Problem to solve: Word for word, restate the lines from the start of the data below through the line containing "7.9e4], [160.7, 1.25e5]];".

-- begin --

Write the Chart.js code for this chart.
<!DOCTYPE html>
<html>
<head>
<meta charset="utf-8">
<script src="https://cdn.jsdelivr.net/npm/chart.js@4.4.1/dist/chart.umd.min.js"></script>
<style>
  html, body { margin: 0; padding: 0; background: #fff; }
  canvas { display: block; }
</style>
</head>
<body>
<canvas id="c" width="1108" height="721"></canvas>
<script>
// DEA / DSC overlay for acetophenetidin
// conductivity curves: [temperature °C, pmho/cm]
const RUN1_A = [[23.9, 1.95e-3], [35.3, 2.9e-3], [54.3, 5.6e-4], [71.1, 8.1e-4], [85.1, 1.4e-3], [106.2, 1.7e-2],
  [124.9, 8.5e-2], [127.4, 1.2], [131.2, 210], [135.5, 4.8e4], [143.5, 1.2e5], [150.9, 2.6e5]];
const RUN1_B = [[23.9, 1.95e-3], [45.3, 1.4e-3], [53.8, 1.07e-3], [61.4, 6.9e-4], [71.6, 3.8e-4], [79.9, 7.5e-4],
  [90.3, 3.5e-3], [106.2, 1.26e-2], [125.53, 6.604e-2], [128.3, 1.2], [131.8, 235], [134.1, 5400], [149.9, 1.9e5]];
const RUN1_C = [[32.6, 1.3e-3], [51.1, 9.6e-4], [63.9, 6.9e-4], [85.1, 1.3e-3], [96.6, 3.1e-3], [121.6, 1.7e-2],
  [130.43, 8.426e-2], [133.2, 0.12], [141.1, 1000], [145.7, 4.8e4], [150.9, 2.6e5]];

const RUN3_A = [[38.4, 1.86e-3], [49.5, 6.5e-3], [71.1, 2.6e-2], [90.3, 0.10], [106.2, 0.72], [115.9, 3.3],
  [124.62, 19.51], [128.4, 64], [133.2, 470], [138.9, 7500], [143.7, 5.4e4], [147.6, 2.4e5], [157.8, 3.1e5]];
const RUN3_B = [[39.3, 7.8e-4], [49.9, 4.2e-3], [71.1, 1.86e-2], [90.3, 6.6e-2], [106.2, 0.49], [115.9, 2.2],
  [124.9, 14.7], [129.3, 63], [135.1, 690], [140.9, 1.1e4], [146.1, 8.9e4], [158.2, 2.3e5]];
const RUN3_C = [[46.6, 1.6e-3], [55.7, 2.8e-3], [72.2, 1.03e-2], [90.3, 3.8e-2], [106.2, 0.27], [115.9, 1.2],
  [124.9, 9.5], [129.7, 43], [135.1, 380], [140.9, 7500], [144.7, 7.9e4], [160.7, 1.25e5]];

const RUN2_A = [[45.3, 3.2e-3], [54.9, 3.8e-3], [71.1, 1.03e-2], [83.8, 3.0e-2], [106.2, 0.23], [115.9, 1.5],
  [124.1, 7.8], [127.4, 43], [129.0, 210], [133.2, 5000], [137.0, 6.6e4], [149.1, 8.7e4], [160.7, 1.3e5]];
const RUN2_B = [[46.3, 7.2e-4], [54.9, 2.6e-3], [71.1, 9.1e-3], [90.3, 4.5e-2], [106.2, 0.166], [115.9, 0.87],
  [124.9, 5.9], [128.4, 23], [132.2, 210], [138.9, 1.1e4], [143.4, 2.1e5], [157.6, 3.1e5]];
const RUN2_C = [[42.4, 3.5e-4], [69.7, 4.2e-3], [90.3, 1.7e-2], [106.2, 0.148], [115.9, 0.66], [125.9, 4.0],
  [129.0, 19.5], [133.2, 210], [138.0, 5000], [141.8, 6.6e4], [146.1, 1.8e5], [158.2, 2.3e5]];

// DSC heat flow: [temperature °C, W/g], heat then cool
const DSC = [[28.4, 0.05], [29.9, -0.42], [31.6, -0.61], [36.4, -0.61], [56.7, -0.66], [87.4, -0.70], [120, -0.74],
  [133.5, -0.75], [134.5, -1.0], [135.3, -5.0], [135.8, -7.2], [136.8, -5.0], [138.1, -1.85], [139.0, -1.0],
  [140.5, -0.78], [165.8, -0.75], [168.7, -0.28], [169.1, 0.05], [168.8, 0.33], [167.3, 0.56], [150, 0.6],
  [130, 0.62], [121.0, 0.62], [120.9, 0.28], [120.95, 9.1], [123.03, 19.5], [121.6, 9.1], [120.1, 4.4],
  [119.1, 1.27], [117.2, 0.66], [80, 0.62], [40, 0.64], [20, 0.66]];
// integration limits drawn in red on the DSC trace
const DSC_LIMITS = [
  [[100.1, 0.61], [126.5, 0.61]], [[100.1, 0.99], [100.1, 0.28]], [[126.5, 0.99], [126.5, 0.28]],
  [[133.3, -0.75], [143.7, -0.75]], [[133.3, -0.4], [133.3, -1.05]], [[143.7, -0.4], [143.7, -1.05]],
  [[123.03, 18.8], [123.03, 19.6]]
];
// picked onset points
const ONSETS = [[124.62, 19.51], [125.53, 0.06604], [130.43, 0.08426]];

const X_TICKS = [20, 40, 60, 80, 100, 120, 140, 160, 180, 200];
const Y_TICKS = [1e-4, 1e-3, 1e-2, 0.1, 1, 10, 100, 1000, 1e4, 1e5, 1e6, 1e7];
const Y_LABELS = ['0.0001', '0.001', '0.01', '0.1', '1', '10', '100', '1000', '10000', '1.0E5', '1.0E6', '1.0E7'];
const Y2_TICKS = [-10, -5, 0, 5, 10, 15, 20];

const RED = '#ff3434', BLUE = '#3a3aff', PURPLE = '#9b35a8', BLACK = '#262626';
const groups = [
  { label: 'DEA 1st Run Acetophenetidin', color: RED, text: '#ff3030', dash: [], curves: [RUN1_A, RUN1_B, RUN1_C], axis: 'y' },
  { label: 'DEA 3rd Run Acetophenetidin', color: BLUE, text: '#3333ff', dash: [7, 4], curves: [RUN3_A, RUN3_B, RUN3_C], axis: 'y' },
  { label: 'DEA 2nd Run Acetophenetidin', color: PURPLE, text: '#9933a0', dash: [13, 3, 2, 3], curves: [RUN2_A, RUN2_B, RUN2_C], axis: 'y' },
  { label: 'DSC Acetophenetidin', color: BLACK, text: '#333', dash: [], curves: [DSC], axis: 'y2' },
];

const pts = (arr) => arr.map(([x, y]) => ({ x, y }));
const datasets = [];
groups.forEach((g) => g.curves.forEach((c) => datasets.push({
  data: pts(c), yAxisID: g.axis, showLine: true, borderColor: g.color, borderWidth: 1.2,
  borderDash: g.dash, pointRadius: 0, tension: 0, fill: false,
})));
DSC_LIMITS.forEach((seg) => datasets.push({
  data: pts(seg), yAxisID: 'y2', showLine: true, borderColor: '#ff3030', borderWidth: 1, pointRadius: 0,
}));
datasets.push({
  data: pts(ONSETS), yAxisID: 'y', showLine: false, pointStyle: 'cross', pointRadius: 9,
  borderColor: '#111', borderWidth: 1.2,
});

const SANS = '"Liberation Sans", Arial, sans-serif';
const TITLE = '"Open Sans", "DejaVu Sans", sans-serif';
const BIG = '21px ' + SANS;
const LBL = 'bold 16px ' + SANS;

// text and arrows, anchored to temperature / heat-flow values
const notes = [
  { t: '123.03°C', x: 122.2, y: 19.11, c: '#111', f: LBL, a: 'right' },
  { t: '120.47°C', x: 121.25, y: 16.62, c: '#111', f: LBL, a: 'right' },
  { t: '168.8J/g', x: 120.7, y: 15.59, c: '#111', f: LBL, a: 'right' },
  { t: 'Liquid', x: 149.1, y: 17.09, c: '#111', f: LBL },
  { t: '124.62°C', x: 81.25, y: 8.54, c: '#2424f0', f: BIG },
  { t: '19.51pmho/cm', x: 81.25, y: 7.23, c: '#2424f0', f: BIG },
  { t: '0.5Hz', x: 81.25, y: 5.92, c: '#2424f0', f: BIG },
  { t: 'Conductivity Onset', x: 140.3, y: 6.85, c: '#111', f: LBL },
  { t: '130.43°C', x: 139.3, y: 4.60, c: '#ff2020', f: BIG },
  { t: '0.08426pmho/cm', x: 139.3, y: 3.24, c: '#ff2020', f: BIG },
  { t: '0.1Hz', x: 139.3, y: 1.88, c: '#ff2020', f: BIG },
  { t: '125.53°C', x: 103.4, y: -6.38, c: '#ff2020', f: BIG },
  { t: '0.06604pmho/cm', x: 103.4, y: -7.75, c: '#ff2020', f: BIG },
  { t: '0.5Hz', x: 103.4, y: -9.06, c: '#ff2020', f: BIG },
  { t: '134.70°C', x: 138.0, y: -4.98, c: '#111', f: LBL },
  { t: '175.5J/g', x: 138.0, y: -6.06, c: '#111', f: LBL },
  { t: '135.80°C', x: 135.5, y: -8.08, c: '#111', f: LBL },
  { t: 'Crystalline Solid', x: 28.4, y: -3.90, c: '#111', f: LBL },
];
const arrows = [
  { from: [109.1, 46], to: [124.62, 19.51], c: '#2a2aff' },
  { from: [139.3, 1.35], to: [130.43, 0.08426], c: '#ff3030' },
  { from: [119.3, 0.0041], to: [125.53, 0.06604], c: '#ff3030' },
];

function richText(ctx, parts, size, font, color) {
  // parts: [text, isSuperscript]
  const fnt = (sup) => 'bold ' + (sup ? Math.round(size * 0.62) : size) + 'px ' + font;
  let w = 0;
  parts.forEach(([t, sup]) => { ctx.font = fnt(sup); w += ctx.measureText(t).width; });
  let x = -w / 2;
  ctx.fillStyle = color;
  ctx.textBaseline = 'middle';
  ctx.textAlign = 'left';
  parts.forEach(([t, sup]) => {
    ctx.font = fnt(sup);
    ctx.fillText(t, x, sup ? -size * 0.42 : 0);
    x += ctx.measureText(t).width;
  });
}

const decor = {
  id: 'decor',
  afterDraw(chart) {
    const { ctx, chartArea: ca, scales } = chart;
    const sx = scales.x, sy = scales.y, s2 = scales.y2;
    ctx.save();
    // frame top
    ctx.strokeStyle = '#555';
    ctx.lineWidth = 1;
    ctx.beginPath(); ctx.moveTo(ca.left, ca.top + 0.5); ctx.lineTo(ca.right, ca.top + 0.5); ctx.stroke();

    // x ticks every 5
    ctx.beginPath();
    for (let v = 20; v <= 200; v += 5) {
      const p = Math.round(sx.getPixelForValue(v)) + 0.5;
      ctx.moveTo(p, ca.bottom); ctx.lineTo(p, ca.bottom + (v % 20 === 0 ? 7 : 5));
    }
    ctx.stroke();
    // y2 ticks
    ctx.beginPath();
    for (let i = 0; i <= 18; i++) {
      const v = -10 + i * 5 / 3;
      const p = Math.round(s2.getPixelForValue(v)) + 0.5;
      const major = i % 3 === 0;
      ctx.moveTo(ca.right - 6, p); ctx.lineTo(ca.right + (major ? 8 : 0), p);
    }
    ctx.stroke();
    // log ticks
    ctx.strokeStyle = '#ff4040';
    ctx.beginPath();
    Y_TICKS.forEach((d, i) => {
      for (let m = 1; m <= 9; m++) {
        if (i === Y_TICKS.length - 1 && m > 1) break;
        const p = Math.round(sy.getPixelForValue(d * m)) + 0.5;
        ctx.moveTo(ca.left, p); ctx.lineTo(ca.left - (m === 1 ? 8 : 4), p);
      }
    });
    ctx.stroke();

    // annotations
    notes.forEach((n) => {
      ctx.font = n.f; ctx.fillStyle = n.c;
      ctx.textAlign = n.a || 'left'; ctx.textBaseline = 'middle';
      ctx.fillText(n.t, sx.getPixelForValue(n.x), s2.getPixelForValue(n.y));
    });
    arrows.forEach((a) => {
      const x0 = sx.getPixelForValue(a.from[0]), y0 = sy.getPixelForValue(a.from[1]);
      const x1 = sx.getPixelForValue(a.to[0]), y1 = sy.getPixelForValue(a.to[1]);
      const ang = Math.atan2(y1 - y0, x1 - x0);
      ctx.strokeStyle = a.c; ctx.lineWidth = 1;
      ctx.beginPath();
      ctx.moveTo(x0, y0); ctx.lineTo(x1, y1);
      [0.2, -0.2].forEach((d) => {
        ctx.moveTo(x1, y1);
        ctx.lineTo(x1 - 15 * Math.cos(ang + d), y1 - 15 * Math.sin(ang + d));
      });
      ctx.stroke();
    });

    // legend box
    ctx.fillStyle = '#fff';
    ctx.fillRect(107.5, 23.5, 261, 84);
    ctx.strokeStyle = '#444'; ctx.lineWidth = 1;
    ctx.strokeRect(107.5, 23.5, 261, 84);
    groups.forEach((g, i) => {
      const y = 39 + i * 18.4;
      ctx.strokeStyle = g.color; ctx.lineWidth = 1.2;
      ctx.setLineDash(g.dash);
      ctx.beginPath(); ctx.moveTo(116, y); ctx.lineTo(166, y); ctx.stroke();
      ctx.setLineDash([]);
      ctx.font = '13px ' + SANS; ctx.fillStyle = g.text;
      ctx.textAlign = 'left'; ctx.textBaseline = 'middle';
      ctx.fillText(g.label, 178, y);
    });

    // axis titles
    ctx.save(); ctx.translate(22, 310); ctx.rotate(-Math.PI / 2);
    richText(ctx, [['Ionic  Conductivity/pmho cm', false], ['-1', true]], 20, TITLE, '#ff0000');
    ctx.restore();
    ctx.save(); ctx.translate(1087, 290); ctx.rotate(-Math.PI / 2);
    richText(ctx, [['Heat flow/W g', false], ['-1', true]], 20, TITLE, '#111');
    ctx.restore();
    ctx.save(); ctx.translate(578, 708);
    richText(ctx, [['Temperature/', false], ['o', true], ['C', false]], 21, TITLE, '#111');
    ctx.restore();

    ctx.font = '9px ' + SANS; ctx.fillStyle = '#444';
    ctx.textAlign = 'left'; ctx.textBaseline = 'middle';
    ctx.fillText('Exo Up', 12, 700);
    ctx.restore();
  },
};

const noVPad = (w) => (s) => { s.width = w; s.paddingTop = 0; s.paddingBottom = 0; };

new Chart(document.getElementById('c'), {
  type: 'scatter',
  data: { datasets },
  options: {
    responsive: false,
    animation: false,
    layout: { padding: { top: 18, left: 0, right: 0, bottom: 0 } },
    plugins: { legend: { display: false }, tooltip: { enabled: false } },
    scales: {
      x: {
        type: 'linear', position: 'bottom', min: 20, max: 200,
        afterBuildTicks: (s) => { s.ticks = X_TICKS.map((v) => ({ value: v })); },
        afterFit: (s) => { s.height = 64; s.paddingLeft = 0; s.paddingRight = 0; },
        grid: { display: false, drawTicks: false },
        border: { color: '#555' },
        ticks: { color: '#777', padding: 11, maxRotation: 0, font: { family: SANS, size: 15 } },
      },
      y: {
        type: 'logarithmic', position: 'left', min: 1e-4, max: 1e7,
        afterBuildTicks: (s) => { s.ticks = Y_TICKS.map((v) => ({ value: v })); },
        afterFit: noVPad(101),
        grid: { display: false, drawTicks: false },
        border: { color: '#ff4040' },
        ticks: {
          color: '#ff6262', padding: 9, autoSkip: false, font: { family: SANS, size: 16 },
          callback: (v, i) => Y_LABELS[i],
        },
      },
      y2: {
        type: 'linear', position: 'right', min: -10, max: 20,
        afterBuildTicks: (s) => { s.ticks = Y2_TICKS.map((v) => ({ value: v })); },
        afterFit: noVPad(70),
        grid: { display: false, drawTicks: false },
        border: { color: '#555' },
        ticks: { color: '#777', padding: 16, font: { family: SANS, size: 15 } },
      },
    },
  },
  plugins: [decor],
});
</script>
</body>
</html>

-- end --

Exercise output:
Write the Chart.js code for this chart.
<!DOCTYPE html>
<html>
<head>
<meta charset="utf-8">
<script src="https://cdn.jsdelivr.net/npm/chart.js@4.4.1/dist/chart.umd.min.js"></script>
<style>
  html, body { margin: 0; padding: 0; background: #fff; }
  canvas { display: block; }
</style>
</head>
<body>
<canvas id="c" width="1108" height="721"></canvas>
<script>
// DEA / DSC overlay for acetophenetidin
// conductivity curves: [temperature °C, pmho/cm]
const RUN1_A = [[23.9, 1.95e-3], [35.3, 2.9e-3], [54.3, 5.6e-4], [71.1, 8.1e-4], [85.1, 1.4e-3], [106.2, 1.7e-2],
  [124.9, 8.5e-2], [127.4, 1.2], [131.2, 210], [135.5, 4.8e4], [143.5, 1.2e5], [150.9, 2.6e5]];
const RUN1_B = [[23.9, 1.95e-3], [45.3, 1.4e-3], [53.8, 1.07e-3], [61.4, 6.9e-4], [71.6, 3.8e-4], [79.9, 7.5e-4],
  [90.3, 3.5e-3], [106.2, 1.26e-2], [125.53, 6.604e-2], [128.3, 1.2], [131.8, 235], [134.1, 5400], [149.9, 1.9e5]];
const RUN1_C = [[32.6, 1.3e-3], [51.1, 9.6e-4], [63.9, 6.9e-4], [85.1, 1.3e-3], [96.6, 3.1e-3], [121.6, 1.7e-2],
  [130.43, 8.426e-2], [133.2, 0.12], [141.1, 1000], [145.7, 4.8e4], [150.9, 2.6e5]];

const RUN3_A = [[38.4, 1.86e-3], [49.5, 6.5e-3], [71.1, 2.6e-2], [90.3, 0.10], [106.2, 0.72], [115.9, 3.3],
  [124.62, 19.51], [128.4, 64], [133.2, 470], [138.9, 7500], [143.7, 5.4e4], [147.6, 2.4e5], [157.8, 3.1e5]];
const RUN3_B = [[39.3, 7.8e-4], [49.9, 4.2e-3], [71.1, 1.86e-2], [90.3, 6.6e-2], [106.2, 0.49], [115.9, 2.2],
  [124.9, 14.7], [129.3, 63], [135.1, 690], [140.9, 1.1e4], [146.1, 8.9e4], [158.2, 2.3e5]];
const RUN3_C = [[46.6, 1.6e-3], [55.7, 2.8e-3], [72.2, 1.03e-2], [90.3, 3.8e-2], [106.2, 0.27], [115.9, 1.2],
  [124.9, 9.5], [129.7, 43], [135.1, 380], [140.9, 7500], [144.7, 7.9e4], [160.7, 1.25e5]];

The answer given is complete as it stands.